Transcribe the listing verbatim. Do not carry over any pictures.

_____

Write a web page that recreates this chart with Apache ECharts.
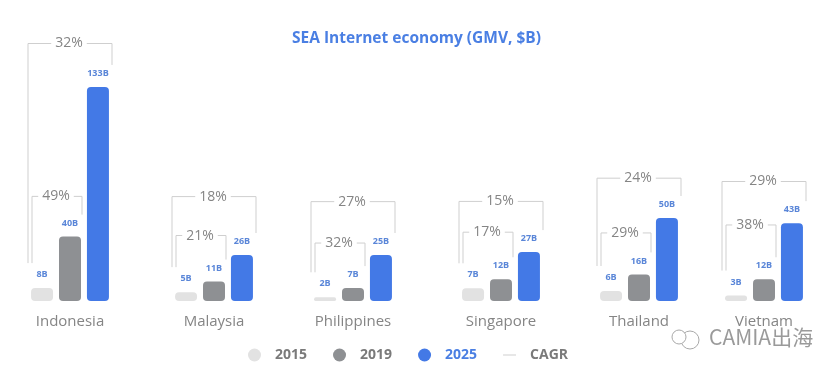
<!DOCTYPE html>
<html>
<head>
<meta charset="utf-8">
<style>
  html, body { margin: 0; padding: 0; background: #fff; }
  #main { width: 840px; height: 377px; }
</style>
<script src="https://cdn.jsdelivr.net/npm/echarts@6/dist/echarts.min.js"></script>
</head>
<body>
<div id="main"></div>
<script>
var countries = ['Indonesia', 'Malaysia', 'Philippines', 'Singapore', 'Thailand', 'Vietnam']
var years = ['2015', '2019', '2025']
var gmv2015 = [8, 5, 2, 7, 6, 3]
var gmv2019 = [40, 11, 7, 12, 16, 12]
var gmv2025 = [133, 26, 25, 27, 50, 43]

var cagrLong = ['32%', '18%', '27%', '15%', '24%', '29%']   // 2015-2025
var cagrShort = ['49%', '21%', '32%', '17%', '29%', '38%']  // 2015-2019

// bracket heights, in $B of each panel's own axis
var longLevel = [160, 59, 54, 55, 74, 66]
var shortLevel = [65, 37, 31.5, 38, 41, 42]

// the source draws every country to a slightly different scale, so each panel has its own max
var panelMax = [174.6, 158.8, 152.7, 155.2, 169.3, 155.2]
var panelLeft = [31, 175, 314, 462, 600, 725]

var gridTop = 20, gridHeight = 281, panelWidth = 78
var greyText = '#858585', bracketColor = '#cfcfcf'
var colors = ['#e2e2e2', '#8e9093', '#4379e6']
var fontName = '"Open Sans", sans-serif'

function bracketRenderer(i) {
  return function (params, api) {
    var isLong = params.dataIndex === 0
    var base = api.coord([0, isLong ? longLevel[i] : shortLevel[i]])
    var cx = base[0], top = base[1]
    var x0 = isLong ? cx - 42 : cx - 38
    var x1 = isLong ? cx + 42 : cx + 12
    var leftEnd = api.coord([0, gmv2015[i]])[1] - 25
    var rightEnd = api.coord([0, isLong ? gmv2025[i] : gmv2019[i]])[1] - 22
    return {
      type: 'group',
      children: [{
        type: 'polyline',
        shape: { points: [[x0, leftEnd], [x0, top], [x1, top], [x1, rightEnd]] },
        style: { stroke: bracketColor, lineWidth: 1, fill: null }
      }, {
        type: 'text',
        z2: 10,
        style: {
          text: isLong ? cagrLong[i] : cagrShort[i],
          x: (x0 + x1) / 2 - 1, y: top,
          align: 'center', verticalAlign: 'middle',
          fill: greyText, font: '14px ' + fontName,
          backgroundColor: '#fff', padding: [0, 4]
        }
      }]
    }
  }
}

var grids = [], xAxes = [], yAxes = [], series = []
countries.forEach(function (name, i) {
  grids.push({ left: panelLeft[i], top: gridTop, width: panelWidth, height: gridHeight })
  xAxes.push({
    type: 'category', gridIndex: i, data: [name],
    axisLine: { show: false }, axisTick: { show: false },
    axisLabel: { color: greyText, fontSize: 15, fontFamily: fontName, margin: 13 }
  })
  yAxes.push({ type: 'value', gridIndex: i, min: 0, max: panelMax[i], show: false })

  ;[gmv2015, gmv2019, gmv2025].forEach(function (values, k) {
    series.push({
      name: years[k], type: 'bar', xAxisIndex: i, yAxisIndex: i,
      barWidth: 22, barGap: '27%',
      data: [values[i]],
      itemStyle: { color: colors[k], borderRadius: 4 },
      label: {
        show: true, position: 'top', distance: 9, formatter: '{c}B',
        color: '#5a86d8', fontSize: 9, fontWeight: 'bold', fontFamily: fontName
      },
      z: 3
    })
  })
  series.push({
    name: 'CAGR', type: 'custom', xAxisIndex: i, yAxisIndex: i,
    data: [[0, longLevel[i]], [0, shortLevel[i]]],
    renderItem: bracketRenderer(i),
    itemStyle: { color: bracketColor },
    silent: true, z: 2
  })
})

var myChart = echarts.init(document.getElementById('main'))
myChart.setOption({
  animation: false,
  title: {
    text: 'SEA Internet economy (GMV, $B)',
    left: 287, top: 26,
    textStyle: { color: '#4a7fe3', fontSize: 15.5, fontWeight: 'bold', fontFamily: fontName }
  },
  legend: {
    left: 243, top: 343,
    selectedMode: false,
    itemWidth: 13, itemHeight: 13, itemGap: 26,
    textStyle: { color: '#7a7a7a', fontSize: 14, fontWeight: 'bold', fontFamily: fontName, padding: [0, 0, 0, 9] },
    data: [
      { name: '2015', icon: 'circle' },
      { name: '2019', icon: 'circle' },
      { name: '2025', icon: 'circle', textStyle: { color: '#4a7fe3' } },
      { name: 'CAGR', icon: 'path://M0,0H13V1H0Z' }
    ]
  },
  grid: grids,
  xAxis: xAxes,
  yAxis: yAxes,
  series: series,
  graphic: [
    // watermark, bottom right
    { type: 'circle', shape: { cx: 690, cy: 340, r: 9 }, style: { fill: 'none', stroke: '#a8a8a8', lineWidth: 1 }, z: 20 },
    { type: 'circle', shape: { cx: 679, cy: 337, r: 7 }, style: { fill: '#fff', stroke: '#a8a8a8', lineWidth: 1 }, z: 20 },
    {
      type: 'text', left: 709, top: 327, z: 20,
      style: { text: 'CAMIA出海', fill: '#9a9a9a', font: '21px "Noto Sans CJK SC", sans-serif' }
    }
  ]
})
</script>
</body>
</html>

_____

- The solution
Write a web page that recreates this chart with Apache ECharts.
<!DOCTYPE html>
<html>
<head>
<meta charset="utf-8">
<style>
  html, body { margin: 0; padding: 0; background: #fff; }
  #main { width: 840px; height: 377px; }
</style>
<script src="https://cdn.jsdelivr.net/npm/echarts@6/dist/echarts.min.js"></script>
</head>
<body>
<div id="main"></div>
<script>
var countries = ['Indonesia', 'Malaysia', 'Philippines', 'Singapore', 'Thailand', 'Vietnam']
var years = ['2015', '2019', '2025']
var gmv2015 = [8, 5, 2, 7, 6, 3]
var gmv2019 = [40, 11, 7, 12, 16, 12]
var gmv2025 = [133, 26, 25, 27, 50, 43]

var cagrLong = ['32%', '18%', '27%', '15%', '24%', '29%']   // 2015-2025
var cagrShort = ['49%', '21%', '32%', '17%', '29%', '38%']  // 2015-2019

// bracket heights, in $B of each panel's own axis
var longLevel = [160, 59, 54, 55, 74, 66]
var shortLevel = [65, 37, 31.5, 38, 41, 42]

// the source draws every country to a slightly different scale, so each panel has its own max
var panelMax = [174.6, 158.8, 152.7, 155.2, 169.3, 155.2]
var panelLeft = [31, 175, 314, 462, 600, 725]

var gridTop = 20, gridHeight = 281, panelWidth = 78
var greyText = '#858585', bracketColor = '#cfcfcf'
var colors = ['#e2e2e2', '#8e9093', '#4379e6']
var fontName = '"Open Sans", sans-serif'

function bracketRenderer(i) {
  return function (params, api) {
    var isLong = params.dataIndex === 0
    var base = api.coord([0, isLong ? longLevel[i] : shortLevel[i]])
    var cx = base[0], top = base[1]
    var x0 = isLong ? cx - 42 : cx - 38
    var x1 = isLong ? cx + 42 : cx + 12
    var leftEnd = api.coord([0, gmv2015[i]])[1] - 25
    var rightEnd = api.coord([0, isLong ? gmv2025[i] : gmv2019[i]])[1] - 22
    return {
      type: 'group',
      children: [{
        type: 'polyline',
        shape: { points: [[x0, leftEnd], [x0, top], [x1, top], [x1, rightEnd]] },
        style: { stroke: bracketColor, lineWidth: 1, fill: null }
      }, {
        type: 'text',
        z2: 10,
        style: {
          text: isLong ? cagrLong[i] : cagrShort[i],
          x: (x0 + x1) / 2 - 1, y: top,
          align: 'center', verticalAlign: 'middle',
          fill: greyText, font: '14px ' + fontName,
          backgroundColor: '#fff', padding: [0, 4]
        }
      }]
    }
  }
}

var grids = [], xAxes = [], yAxes = [], series = []
countries.forEach(function (name, i) {
  grids.push({ left: panelLeft[i], top: gridTop, width: panelWidth, height: gridHeight })
  xAxes.push({
    type: 'category', gridIndex: i, data: [name],
    axisLine: { show: false }, axisTick: { show: false },
    axisLabel: { color: greyText, fontSize: 15, fontFamily: fontName, margin: 13 }
  })
  yAxes.push({ type: 'value', gridIndex: i, min: 0, max: panelMax[i], show: false })

  ;[gmv2015, gmv2019, gmv2025].forEach(function (values, k) {
    series.push({
      name: years[k], type: 'bar', xAxisIndex: i, yAxisIndex: i,
      barWidth: 22, barGap: '27%',
      data: [values[i]],
      itemStyle: { color: colors[k], borderRadius: 4 },
      label: {
        show: true, position: 'top', distance: 9, formatter: '{c}B',
        color: '#5a86d8', fontSize: 9, fontWeight: 'bold', fontFamily: fontName
      },
      z: 3
    })
  })
  series.push({
    name: 'CAGR', type: 'custom', xAxisIndex: i, yAxisIndex: i,
    data: [[0, longLevel[i]], [0, shortLevel[i]]],
    renderItem: bracketRenderer(i),
    itemStyle: { color: bracketColor },
    silent: true, z: 2
  })
})

var myChart = echarts.init(document.getElementById('main'))
myChart.setOption({
  animation: false,
  title: {
    text: 'SEA Internet economy (GMV, $B)',
    left: 287, top: 26,
    textStyle: { color: '#4a7fe3', fontSize: 15.5, fontWeight: 'bold', fontFamily: fontName }
  },
  legend: {
    left: 243, top: 343,
    selectedMode: false,
    itemWidth: 13, itemHeight: 13, itemGap: 26,
    textStyle: { color: '#7a7a7a', fontSize: 14, fontWeight: 'bold', fontFamily: fontName, padding: [0, 0, 0, 9] },
    data: [
      { name: '2015', icon: 'circle' },
      { name: '2019', icon: 'circle' },
      { name: '2025', icon: 'circle', textStyle: { color: '#4a7fe3' } },
      { name: 'CAGR', icon: 'path://M0,0H13V1H0Z' }
    ]
  },
  grid: grids,
  xAxis: xAxes,
  yAxis: yAxes,
  series: series,
  graphic: [
    // watermark, bottom right
    { type: 'circle', shape: { cx: 690, cy: 340, r: 9 }, style: { fill: 'none', stroke: '#a8a8a8', lineWidth: 1 }, z: 20 },
    { type: 'circle', shape: { cx: 679, cy: 337, r: 7 }, style: { fill: '#fff', stroke: '#a8a8a8', lineWidth: 1 }, z: 20 },
    {
      type: 'text', left: 709, top: 327, z: 20,
      style: { text: 'CAMIA出海', fill: '#9a9a9a', font: '21px "Noto Sans CJK SC", sans-serif' }
    }
  ]
})
</script>
</body>
</html>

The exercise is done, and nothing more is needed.